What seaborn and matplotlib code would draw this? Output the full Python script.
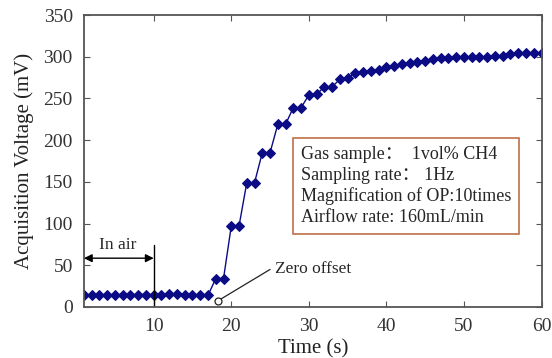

--

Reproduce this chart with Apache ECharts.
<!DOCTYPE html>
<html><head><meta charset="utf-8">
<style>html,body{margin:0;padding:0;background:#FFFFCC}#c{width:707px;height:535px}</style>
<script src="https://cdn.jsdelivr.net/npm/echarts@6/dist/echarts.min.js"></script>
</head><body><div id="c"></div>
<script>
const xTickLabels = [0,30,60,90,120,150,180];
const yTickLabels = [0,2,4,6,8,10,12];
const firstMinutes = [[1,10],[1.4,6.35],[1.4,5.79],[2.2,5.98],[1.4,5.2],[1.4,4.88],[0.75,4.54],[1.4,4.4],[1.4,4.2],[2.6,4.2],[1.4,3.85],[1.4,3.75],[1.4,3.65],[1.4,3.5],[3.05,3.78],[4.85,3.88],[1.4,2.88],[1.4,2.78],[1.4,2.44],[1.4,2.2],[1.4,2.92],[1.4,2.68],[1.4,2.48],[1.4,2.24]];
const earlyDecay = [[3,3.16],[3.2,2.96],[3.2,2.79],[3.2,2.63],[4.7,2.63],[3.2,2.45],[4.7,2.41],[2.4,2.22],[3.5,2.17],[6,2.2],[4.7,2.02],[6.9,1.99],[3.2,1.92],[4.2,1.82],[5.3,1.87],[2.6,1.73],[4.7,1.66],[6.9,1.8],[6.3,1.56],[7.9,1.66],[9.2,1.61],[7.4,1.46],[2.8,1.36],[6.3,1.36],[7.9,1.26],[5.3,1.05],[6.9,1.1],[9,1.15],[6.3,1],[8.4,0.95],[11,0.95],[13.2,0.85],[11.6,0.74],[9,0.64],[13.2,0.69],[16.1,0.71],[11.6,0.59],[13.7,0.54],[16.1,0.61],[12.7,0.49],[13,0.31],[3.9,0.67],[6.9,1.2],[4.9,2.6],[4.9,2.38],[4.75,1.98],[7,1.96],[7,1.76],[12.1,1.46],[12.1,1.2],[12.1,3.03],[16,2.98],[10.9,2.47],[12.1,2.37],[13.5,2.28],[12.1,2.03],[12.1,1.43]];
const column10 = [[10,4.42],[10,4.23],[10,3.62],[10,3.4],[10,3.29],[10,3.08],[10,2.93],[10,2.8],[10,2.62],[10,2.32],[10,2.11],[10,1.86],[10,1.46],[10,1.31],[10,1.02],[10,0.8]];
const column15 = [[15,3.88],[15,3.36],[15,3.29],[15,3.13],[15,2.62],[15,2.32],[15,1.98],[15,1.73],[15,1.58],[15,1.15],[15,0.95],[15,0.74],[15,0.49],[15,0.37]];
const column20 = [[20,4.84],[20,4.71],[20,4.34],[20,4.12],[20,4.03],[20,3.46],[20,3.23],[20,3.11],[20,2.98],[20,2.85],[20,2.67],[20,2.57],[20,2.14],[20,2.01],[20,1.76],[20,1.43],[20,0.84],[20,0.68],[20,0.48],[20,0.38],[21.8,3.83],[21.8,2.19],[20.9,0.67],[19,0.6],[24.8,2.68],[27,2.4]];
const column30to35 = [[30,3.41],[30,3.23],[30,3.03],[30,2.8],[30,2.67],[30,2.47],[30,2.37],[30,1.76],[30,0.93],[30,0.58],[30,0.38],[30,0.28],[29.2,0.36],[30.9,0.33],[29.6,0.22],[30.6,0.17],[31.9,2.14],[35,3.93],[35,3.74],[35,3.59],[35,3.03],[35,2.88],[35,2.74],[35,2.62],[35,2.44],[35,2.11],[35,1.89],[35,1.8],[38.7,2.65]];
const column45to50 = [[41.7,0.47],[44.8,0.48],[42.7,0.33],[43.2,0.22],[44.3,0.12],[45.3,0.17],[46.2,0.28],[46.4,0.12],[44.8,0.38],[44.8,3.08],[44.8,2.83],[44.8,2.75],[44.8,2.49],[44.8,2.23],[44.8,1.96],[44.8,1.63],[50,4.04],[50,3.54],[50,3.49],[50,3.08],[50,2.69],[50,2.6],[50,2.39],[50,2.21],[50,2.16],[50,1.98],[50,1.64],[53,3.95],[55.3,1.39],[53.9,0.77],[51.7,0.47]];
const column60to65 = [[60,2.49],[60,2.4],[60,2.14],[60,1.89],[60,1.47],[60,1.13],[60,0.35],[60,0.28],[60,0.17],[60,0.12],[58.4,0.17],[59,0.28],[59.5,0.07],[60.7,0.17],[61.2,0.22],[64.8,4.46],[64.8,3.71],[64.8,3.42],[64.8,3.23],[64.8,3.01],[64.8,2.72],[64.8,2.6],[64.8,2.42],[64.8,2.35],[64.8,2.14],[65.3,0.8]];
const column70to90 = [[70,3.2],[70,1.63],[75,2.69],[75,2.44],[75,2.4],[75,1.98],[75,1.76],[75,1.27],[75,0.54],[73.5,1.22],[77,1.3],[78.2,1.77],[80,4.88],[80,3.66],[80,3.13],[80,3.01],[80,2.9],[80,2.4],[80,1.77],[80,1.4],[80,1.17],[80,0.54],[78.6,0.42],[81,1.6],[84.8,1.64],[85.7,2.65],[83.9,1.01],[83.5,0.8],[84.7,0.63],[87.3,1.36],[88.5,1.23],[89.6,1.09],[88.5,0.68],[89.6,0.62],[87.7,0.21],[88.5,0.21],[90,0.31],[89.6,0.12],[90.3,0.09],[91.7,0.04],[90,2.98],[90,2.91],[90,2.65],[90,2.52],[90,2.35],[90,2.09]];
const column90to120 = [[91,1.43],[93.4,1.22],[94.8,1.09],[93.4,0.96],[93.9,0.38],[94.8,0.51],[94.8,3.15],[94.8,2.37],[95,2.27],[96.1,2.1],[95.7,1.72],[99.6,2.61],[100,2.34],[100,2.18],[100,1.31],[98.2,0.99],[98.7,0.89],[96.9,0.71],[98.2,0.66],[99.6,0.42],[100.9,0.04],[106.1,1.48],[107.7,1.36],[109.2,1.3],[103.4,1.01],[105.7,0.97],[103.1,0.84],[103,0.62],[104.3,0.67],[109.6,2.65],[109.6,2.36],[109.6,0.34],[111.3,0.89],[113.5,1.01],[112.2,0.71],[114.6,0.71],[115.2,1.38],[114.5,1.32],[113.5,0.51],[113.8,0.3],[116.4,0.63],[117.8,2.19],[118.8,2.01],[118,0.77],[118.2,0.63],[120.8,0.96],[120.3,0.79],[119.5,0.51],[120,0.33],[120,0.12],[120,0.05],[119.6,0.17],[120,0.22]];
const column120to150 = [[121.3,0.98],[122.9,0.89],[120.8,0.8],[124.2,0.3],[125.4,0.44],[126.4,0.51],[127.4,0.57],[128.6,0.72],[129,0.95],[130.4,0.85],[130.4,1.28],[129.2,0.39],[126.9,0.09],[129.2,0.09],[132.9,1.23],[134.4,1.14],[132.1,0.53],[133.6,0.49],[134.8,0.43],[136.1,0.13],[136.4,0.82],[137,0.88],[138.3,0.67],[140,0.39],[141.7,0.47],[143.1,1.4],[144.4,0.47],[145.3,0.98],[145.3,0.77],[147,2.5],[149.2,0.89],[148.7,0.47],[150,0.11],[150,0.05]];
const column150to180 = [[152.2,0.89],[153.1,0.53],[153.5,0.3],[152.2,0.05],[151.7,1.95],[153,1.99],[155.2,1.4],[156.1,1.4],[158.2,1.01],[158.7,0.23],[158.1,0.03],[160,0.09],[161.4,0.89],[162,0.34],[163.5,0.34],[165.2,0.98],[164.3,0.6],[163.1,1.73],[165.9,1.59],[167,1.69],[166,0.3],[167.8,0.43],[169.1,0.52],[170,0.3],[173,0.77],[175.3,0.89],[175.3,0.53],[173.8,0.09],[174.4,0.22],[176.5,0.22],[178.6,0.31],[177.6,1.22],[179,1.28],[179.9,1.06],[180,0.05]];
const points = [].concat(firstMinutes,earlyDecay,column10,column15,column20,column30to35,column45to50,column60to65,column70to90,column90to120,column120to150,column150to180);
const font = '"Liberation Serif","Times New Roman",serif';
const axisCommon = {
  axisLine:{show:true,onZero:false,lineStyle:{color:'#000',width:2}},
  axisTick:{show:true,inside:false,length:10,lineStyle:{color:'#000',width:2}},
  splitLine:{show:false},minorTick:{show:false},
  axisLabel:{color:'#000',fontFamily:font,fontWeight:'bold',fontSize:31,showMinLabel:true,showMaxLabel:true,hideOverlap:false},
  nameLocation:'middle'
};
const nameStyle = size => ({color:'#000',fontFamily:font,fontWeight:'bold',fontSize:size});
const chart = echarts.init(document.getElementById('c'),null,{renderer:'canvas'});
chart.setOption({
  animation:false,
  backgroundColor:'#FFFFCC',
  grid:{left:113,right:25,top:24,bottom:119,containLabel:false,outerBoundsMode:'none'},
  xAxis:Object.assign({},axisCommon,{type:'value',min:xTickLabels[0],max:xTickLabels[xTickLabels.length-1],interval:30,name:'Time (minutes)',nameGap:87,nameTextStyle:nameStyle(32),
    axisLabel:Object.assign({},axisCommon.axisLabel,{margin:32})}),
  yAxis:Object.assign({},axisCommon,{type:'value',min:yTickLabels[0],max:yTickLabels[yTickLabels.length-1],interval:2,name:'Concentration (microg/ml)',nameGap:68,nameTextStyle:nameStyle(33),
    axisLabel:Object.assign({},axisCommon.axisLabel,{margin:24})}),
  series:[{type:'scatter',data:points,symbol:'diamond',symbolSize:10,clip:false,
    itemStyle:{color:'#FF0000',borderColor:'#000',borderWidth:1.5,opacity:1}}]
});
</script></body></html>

**GIVEN TASK**
Track down every line holding the string "this" and copy it.

**ANSWER FOR THE TASK**
What seaborn and matplotlib code would draw this? Output the full Python script.
Reproduce this chart with Apache ECharts.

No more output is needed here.